The series attempted to ride the wave of popular glossy nighttime soaps, such as Dallas and Dynasty. When Paper Dolls premiered in September 1984, the first episode achieved an 18.4 rating, and featured the requisite stock pleasures of the genre, such as big business, glamour, intrigue, catfights and verbal spats (particularly between Racine and the other cast members). In one scene, Mark enters Racine's office while she is getting a massage, asking "Do you want me to wait outside until you're decent?" Racine responds "How much time do you have?" In another scene, an irate Julia, brandishing a Barbie-style fashion doll of her daughter, storms into Racine's office. "This will not be the new Taryn Blake doll!" she barks. "The eyes are brown!" Coolly, Racine quips, "I guess they couldn't quite match that bloodshot tone."

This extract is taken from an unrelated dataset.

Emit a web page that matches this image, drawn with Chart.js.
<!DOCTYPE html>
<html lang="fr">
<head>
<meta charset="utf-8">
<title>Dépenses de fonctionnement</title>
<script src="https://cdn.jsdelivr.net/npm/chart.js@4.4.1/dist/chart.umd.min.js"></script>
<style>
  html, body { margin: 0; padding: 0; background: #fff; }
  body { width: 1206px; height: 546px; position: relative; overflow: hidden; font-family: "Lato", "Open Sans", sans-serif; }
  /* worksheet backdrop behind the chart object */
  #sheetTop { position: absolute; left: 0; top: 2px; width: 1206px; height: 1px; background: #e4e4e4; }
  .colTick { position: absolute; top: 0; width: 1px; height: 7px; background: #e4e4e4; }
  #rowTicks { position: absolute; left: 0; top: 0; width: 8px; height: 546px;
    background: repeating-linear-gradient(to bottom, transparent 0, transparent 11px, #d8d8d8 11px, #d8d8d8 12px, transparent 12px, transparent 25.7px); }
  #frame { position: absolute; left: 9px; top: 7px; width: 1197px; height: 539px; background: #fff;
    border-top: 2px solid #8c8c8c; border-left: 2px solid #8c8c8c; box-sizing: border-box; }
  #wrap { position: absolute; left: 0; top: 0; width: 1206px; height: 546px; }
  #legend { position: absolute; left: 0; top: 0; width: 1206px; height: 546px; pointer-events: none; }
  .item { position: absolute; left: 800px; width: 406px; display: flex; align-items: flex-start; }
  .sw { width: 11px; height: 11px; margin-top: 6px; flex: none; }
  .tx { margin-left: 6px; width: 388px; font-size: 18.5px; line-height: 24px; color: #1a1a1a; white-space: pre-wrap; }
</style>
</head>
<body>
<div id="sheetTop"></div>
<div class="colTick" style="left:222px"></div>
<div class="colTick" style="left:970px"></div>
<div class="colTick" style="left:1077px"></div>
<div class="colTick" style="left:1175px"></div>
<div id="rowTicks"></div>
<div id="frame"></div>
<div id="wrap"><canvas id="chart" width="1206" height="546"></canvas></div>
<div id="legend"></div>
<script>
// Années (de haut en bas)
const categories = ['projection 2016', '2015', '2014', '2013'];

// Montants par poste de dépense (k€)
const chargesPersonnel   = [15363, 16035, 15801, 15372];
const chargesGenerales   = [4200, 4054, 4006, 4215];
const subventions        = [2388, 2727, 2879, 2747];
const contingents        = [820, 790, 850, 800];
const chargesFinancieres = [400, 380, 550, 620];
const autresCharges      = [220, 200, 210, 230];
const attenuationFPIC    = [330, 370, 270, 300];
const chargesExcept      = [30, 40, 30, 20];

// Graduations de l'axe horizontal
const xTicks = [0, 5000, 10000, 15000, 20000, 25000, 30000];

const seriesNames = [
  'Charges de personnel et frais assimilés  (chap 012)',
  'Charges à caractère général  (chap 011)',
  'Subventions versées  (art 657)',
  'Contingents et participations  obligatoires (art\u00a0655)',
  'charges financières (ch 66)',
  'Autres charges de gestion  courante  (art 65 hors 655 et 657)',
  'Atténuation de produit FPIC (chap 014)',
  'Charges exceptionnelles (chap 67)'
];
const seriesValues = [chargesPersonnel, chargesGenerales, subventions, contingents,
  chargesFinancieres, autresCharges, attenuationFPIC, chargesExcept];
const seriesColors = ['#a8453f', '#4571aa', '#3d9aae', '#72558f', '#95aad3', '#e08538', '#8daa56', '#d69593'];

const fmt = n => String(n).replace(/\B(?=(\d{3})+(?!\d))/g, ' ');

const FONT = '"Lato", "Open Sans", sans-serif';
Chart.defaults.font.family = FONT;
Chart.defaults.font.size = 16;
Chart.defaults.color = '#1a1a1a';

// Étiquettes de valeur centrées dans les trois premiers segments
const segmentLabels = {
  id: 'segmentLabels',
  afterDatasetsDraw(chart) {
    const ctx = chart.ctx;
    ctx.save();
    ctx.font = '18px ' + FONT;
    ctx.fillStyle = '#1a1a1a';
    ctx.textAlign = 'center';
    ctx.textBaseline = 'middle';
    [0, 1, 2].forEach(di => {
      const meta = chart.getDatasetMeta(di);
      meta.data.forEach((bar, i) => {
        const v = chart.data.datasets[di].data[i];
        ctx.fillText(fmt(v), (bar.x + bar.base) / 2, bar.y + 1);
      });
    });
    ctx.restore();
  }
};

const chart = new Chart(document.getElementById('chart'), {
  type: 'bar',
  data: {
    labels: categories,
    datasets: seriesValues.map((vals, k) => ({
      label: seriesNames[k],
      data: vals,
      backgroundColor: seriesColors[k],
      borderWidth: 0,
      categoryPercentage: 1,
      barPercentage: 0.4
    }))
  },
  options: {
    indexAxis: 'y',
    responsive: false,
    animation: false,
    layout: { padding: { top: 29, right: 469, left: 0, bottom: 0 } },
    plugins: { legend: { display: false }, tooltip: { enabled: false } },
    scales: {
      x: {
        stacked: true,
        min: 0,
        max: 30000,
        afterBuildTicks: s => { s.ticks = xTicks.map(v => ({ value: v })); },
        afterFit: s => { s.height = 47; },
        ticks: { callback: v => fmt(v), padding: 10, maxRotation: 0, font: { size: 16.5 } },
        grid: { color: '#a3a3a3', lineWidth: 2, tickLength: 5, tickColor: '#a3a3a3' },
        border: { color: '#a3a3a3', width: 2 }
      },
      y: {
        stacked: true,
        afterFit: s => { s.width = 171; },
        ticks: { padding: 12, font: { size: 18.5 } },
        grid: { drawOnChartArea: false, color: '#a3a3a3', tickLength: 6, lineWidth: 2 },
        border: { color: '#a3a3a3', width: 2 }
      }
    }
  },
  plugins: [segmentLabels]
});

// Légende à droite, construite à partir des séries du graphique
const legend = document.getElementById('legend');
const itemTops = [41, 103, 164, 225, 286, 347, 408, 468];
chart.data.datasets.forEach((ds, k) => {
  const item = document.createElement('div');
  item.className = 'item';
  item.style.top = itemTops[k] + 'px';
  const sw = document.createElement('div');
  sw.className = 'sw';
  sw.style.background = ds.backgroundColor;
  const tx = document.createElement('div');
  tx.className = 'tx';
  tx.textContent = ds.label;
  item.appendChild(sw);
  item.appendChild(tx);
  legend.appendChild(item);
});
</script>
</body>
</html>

Even with a series of rave reviews in People urging viewers to give the show a chance, ratings were low and the series was not able to find an audience, due in large part because it had been pre-empted on some weeks by the baseball playoffs. The final episode of the series found David on the verge of failure after an influential fashion critic is blackmailed by Wesley and Racine to pan his new sportswear collection; Marjorie is feared dead in a plane crash; and Racine receives a call from Mark intimating that his digging into her secretive past and had uncovered something very interesting. The cliffhangers were left unresolved.